I thought about including Kipling in the list, but even though I encountered him quite early, he always seemed less like a formative influence and more like something that just happened to match up with what was already in me.
― Lily Dale, Thursday, 24 February 2022 06:34 (three years ago)
Probably the book that made the strongest impression on me at a young age was Dhalgren, by Samuel R. Delany. I read it for the first time at age 13. Not sure if it became a part of my persona--I'll let my shrink evaluate that--but it does occupy a singular presence in my consciousness.
― immodesty blaise (jimbeaux), Thursday, 24 February 2022 14:18 (three years ago)
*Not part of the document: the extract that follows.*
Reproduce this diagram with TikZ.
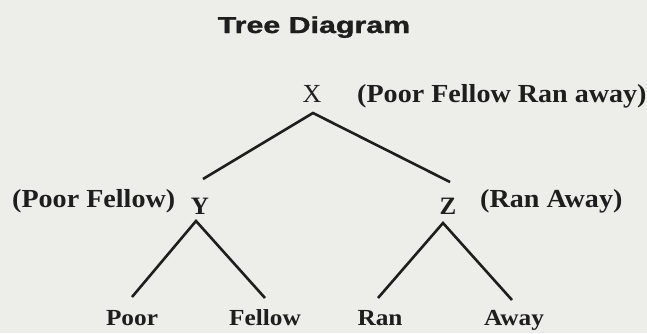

reading all that PG Wodehouse aged about 11 did for me, probably
― imago, Thursday, 24 February 2022 14:19 (three years ago)
Does Mad magazine count?
― dinnerboat, Thursday, 24 February 2022 14:55 (three years ago)
A Single Man - Christopher Isherwood
― Luna Schlosser, Thursday, 24 February 2022 15:27 (three years ago)
Was just this morning thinking about the fact that so many books I love are about dudes on doomed, obsessive quests: Moby-Dick, Heart of Darkness, Blood Meridian, Jim Harrison's A Good Day to Die...
― but also fuck you (unperson), Thursday, 24 February 2022 16:53 (three years ago)
I read Walden at age 15 and I immediately went all-in on the idea of keeping my life as simple as possible. I've long since forgotten most of the book, do not idolize Thoreau or even own his books, but the core idea that wealth is a bother, 'enough is as good as a feast', and what gives value to life is how one thinks and acts, not what one owns, has been welded into me ever since.
― more difficult than I look (Aimless), Thursday, 24 February 2022 17:11 (three years ago)
Slightly embarrassing to admit, but On the Road came to me at the right time (16-17?) and not only gave me an entrance into a non-hippie American post-war bohemianism but also helped me to appreciate America a little, even the sad & hopeless parts
I don't consider it great literature or in my top ten or anything like that, but it made an impression during a formative time that I probably still carry with me
― Andy the Grasshopper, Thursday, 24 February 2022 17:28 (three years ago)
hell, yes!
― more difficult than I look (Aimless), Thursday, 24 February 2022 18:06 (three years ago)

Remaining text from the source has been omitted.